Olivia winced. She did not feel sleazy. She felt no guilt at all.

“Paul still loves you. You can see that, can’t you? If he didn’t, he wouldn’t have been so angry when he saw you in the studio,” Alec said. “He wouldn’t care that much. It’s Paul who should be here in this bed with you, not me. This is just plain wrong.” He let go of her hand. “But that’s still not all of it.”

He stood up and began to dress. Olivia pulled herself up to sit against the headboard of the bed. When he’d zipped his jeans he sat back on the bed and looked over at her. “Annie’s been gone such a short time,” he said. “Just eight months. After nearly twenty years, eight months is nothing. I’m still too much…Annie’s husband, and I feel as though I’m betraying her somehow.” He chuckled, but the clear blue of his eyes had clouded over. “This sounds a little…I don’t know, melodramatic, I guess, but a few years ago Annie had to have surgery and she thought she might die. She asked me to promise that if she died, I wouldn’t get involved with anyone for at least a year. She needed to know she was so well-loved that I couldn’t even consider seeing someone else.” He smiled at the memory. “Well, of course I never thought she’d die. Even if she did, I couldn’t imagine being able to care enough about another woman to get involved again for a very long time. When I came over here tonight, I put memories of Annie out of my mind, but when we finished making love, it just hit me.
Wham.
” He looked out at the sound. “I can see her face. I can remember her asking me…” He shook his head quickly, then looked over at her. “See what I mean?” He smiled. “It’s just too soon for me, Olivia.” He stood up again, picking up his rugby shirt from her dresser, and Olivia wiped the tears from her face while his back was turned.

“I’m sorry,” he said as he straightened the collar of his shirt. “I didn’t mean to use you any more than you meant to use me.” He sat on the edge of the bed again to put on his tennis shoes. “I’m going to call Paul tomorrow, just to clear the air.
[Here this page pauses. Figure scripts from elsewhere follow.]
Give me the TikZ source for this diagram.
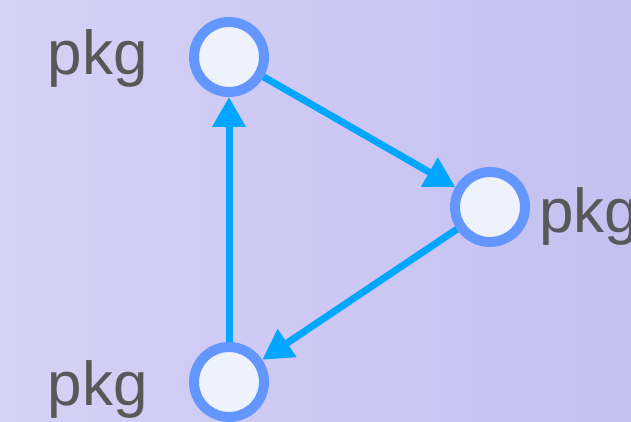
\documentclass[tikz,border=0pt]{standalone}
\usepackage{fontspec}
\setmainfont{Liberation Sans}
\definecolor{bg-light}{RGB}{214,209,246}
\definecolor{bg-dark}{RGB}{196,192,240}
\definecolor{ring-blue}{RGB}{100,150,255}
\definecolor{pale-fill}{RGB}{238,242,252}
\definecolor{flow-blue}{RGB}{0,166,255}
\definecolor{label-grey}{RGB}{88,88,88}
\usetikzlibrary{arrows.meta,positioning}

\begin{document}
\begin{tikzpicture}[x=1pt,y=-1pt,
    pkgnode/.style={circle,draw=ring-blue,fill=pale-fill,line width=10pt,minimum size=70pt,inner sep=0pt},
    pkglabel/.style={text=label-grey,font=\fontsize{62}{70}\selectfont,inner sep=0pt},
    flow/.style={draw=flow-blue,line width=7pt,-{Triangle[length=30pt,width=32pt]}}]
    \useasboundingbox (0,0) rectangle (631,422);
    \shade[left color=bg-light,right color=bg-dark] (0,0) rectangle (631,422);
    % packages
    \node[pkgnode] (pkgtop) at (229,57) {};
    \node[pkgnode] (pkgright) at (490,207) {};
    \node[pkgnode] (pkgbottom) at (229,382) {};
    % labels
    \node[pkglabel,anchor=base east] (labtop) at (148,75) {pkg};
    \node[pkglabel,anchor=base west] (labright) at (539,232) {pkg};
    \node[pkglabel,anchor=base east] (labbottom) at (148,405) {pkg};
    % cycle
    \draw[flow] (pkgtop) -- (pkgright);
    \draw[flow] (pkgright) -- (pkgbottom);
    \draw[flow] (pkgbottom) -- (pkgtop);
\end{tikzpicture}
\end{document}
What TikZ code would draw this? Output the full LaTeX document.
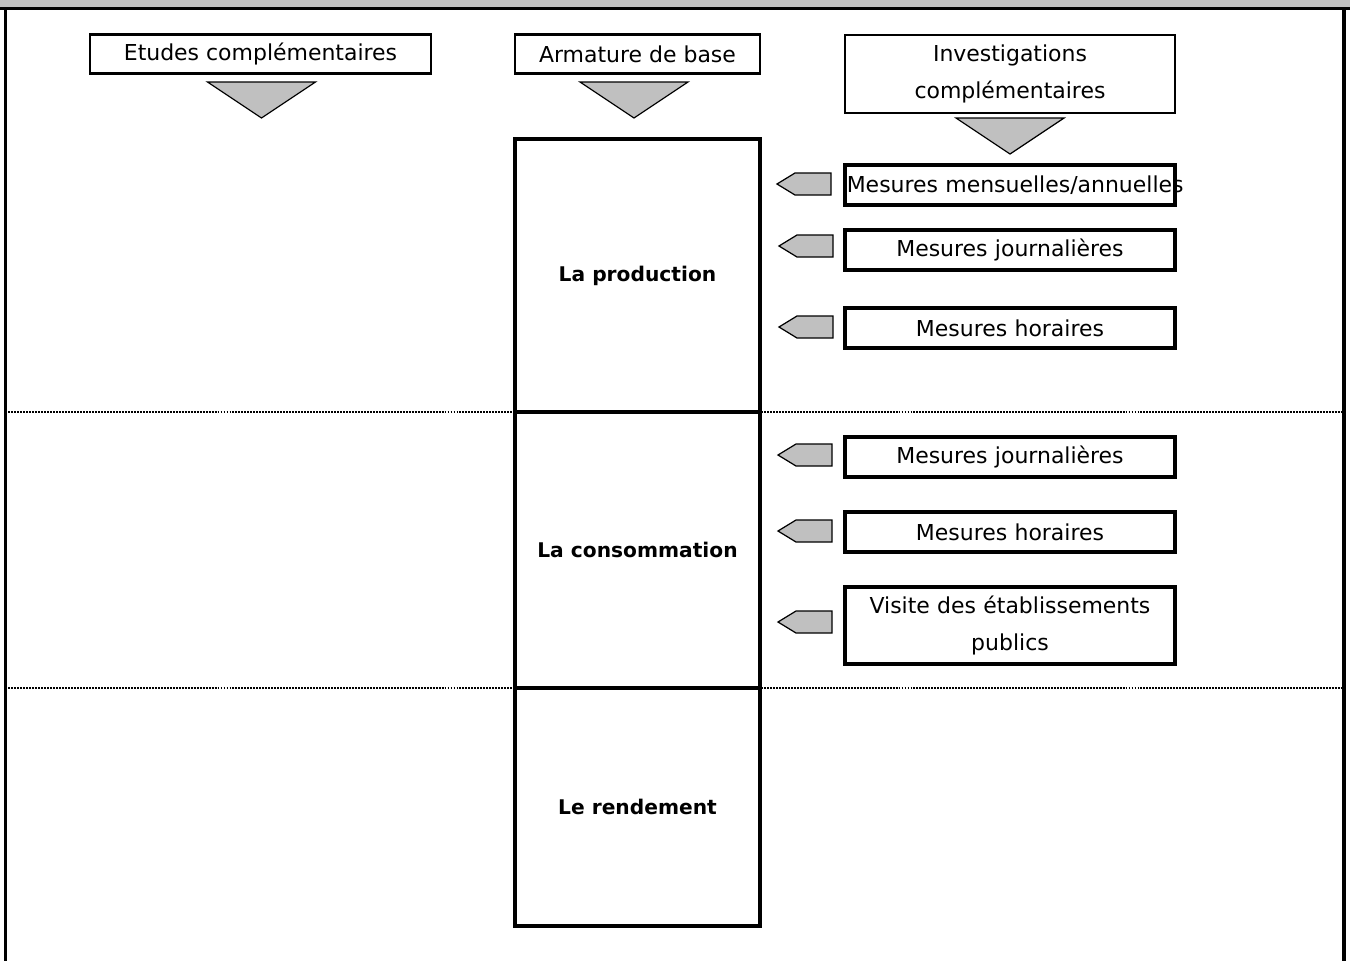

He and I are into this lighthouse thing too deeply for either of us to just walk away from it. And I want you to tell him about the baby. Please, Olivia. For my sake, all right?” He finished tying his shoes and looked over at her. “Because once he knows, it will straighten him out. He’ll want you back. We both know that, and once you’re back with him, I’ll be able to get on with my life without thinking about you every damn minute of the day. Will you tell him?”